How Embracing Piracy Jumpstarted Brazilian Music
from the oh-look-at-that... dept
Now it looks like we can add Brazil to the list of natural examples. There, the tecnobrega music scene is on fire thanks to musicians embracing piracy. They don't just look the other way, they actively encourage it. Musicians burn their own CDs and rush them down to street vendors, begging them to sell them (without the musicians getting any cut at all). Those musicians also upload MP3s and email them to popular DJs who make mixtapes (similar to the US hiphop mixtape scene). Just like in China, the artists realize that they need to use so-called "piracy" to help them get more publicity. "Piracy is the way to get established and get your name out. There's no way to stop it, so we're using it to our advantage," according to one tecnobrega star, Gabi Amarantos. Contrary to what the RIAA and it supporters would tell you, the lack of copyright respect hasn't hurt the tecnobrega space at all -- it's made it explode.
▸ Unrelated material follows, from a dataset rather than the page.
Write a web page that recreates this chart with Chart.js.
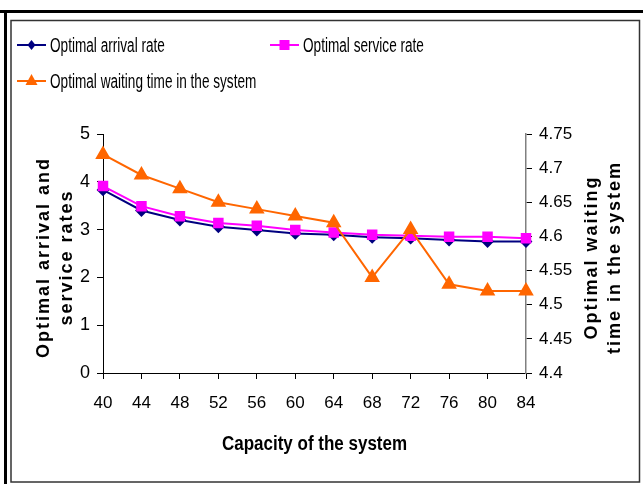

It's allowed many more musicians to make a decent living from music than via a traditional model and it means that much more technobrega music is being produced. In other words, all the stories about how a lack of copyright creates less music are, once again, provably wrong. Yet, of course, the RIAA and its supporters will continue to repeat the lie. In fact, the National Anti-Piracy Association in Brazil says that tecnobrega is a problem because it "makes light of piracy." It's not "making light" of piracy -- it's making money from piracy.